When the troops at Manas are headed to or from home, they fly in commercial jets (left). But to or from Afghanistan, they board C-17s (right)

The Manas air base in Kyrgyzstan has been the Greyhound Bus terminal for U.S. troops flowing in and out of Afghanistan for the past decade. But that’s coming to an end in two years. Kyrgyz President Almazbek Atambayev told Susan Elliott, the deputy assistant U.S. secretary of state for South and Central Asia, earlier this week that the “foreign military contingent should not be in Manas Civil Airport after the summer of 2014.”

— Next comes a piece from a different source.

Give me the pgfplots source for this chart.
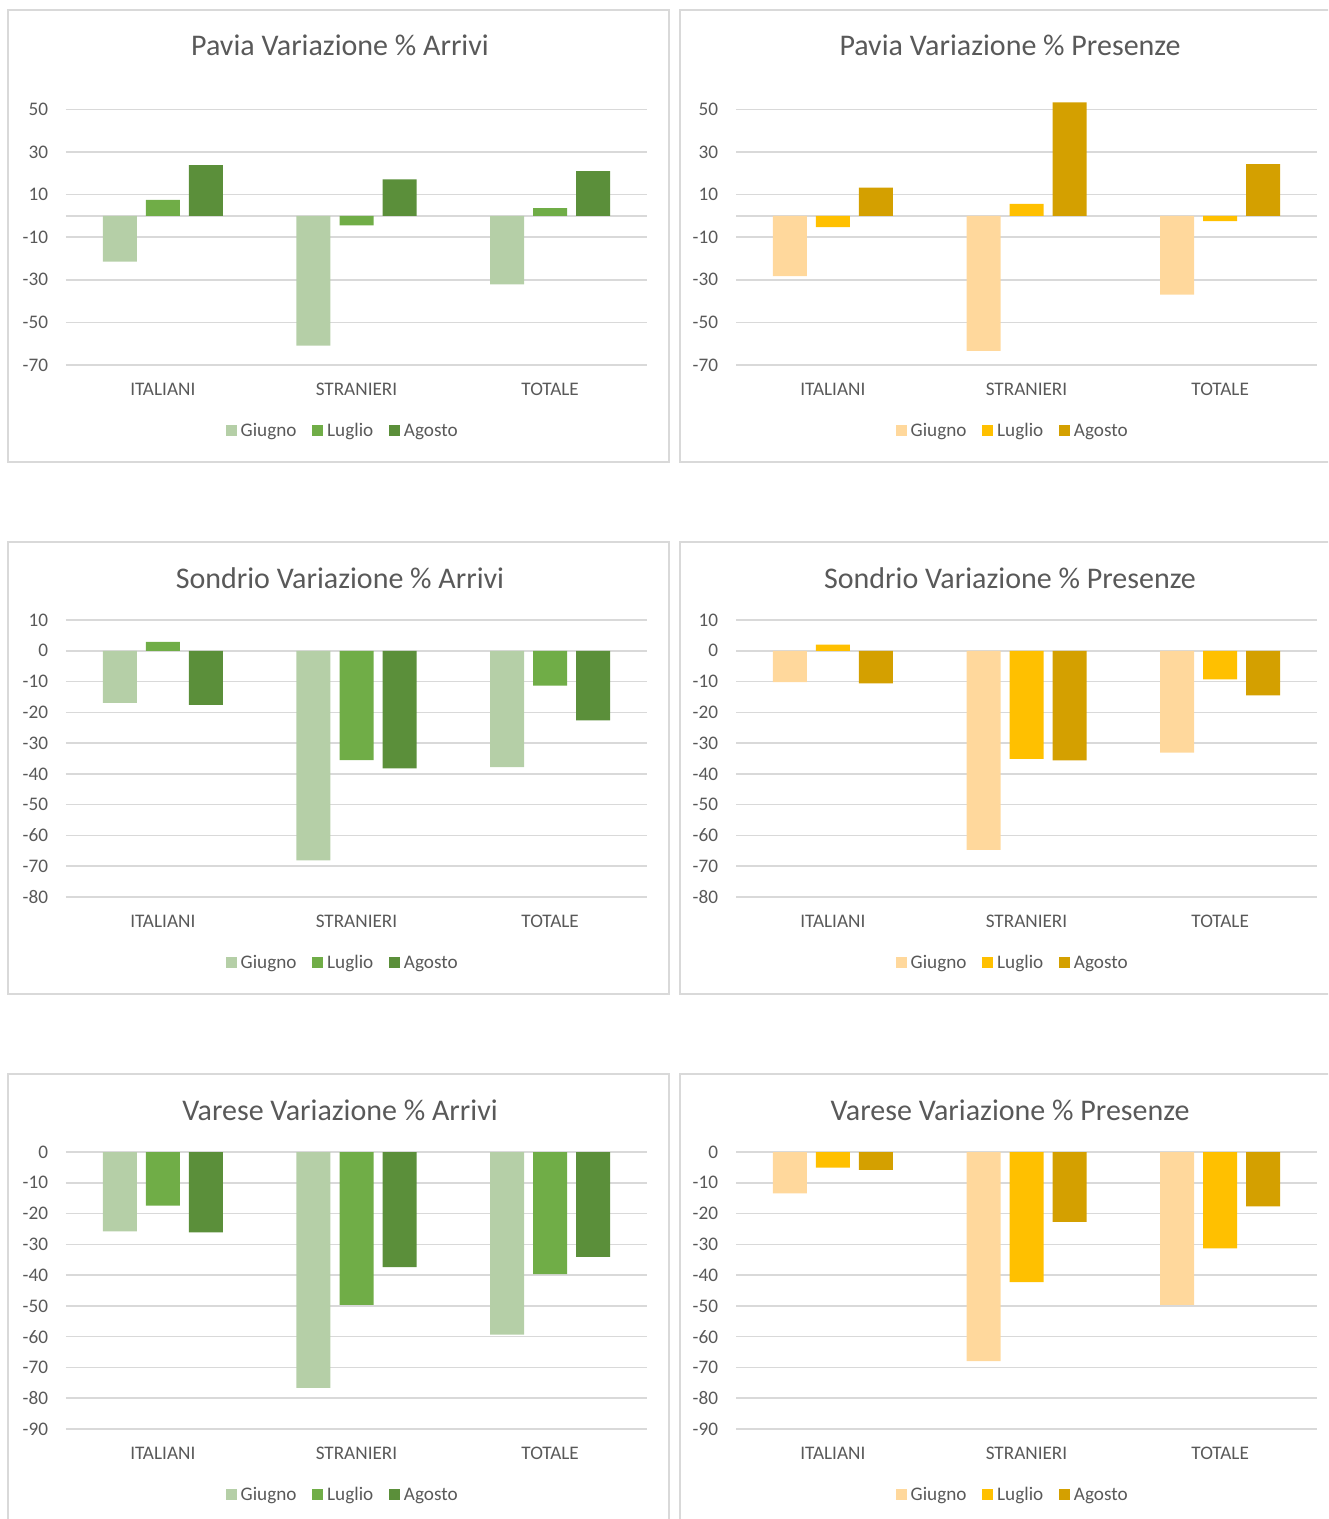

Both the Kyrgyz and Russians have begun fretting publicly that the U.S. military could use the base to attack Iran. “It cannot be ruled out that this facility could be used in a potential conflict with Iran,” a Russian foreign ministry spokesman says. Maybe so, but if it were to happen – and there is no indication from U.S. sources that Manas would be used in such an endeavor – it would likely happen long before mid-2014.

You can always tell which way the troops tramping through Manas are headed: if they’re flying into or from Afghanistan, they’re aboard C-17 cargo planes. If they’re coming to or from home, they fly commercial.

“Even the Kyrgyz are preparing for the departure of U.S. forces from Afghanistan in 2014,” former DIA analyst John McCreary notes on his NightWatch blog. “This is another manifestation of regional awareness that the end game has begun.”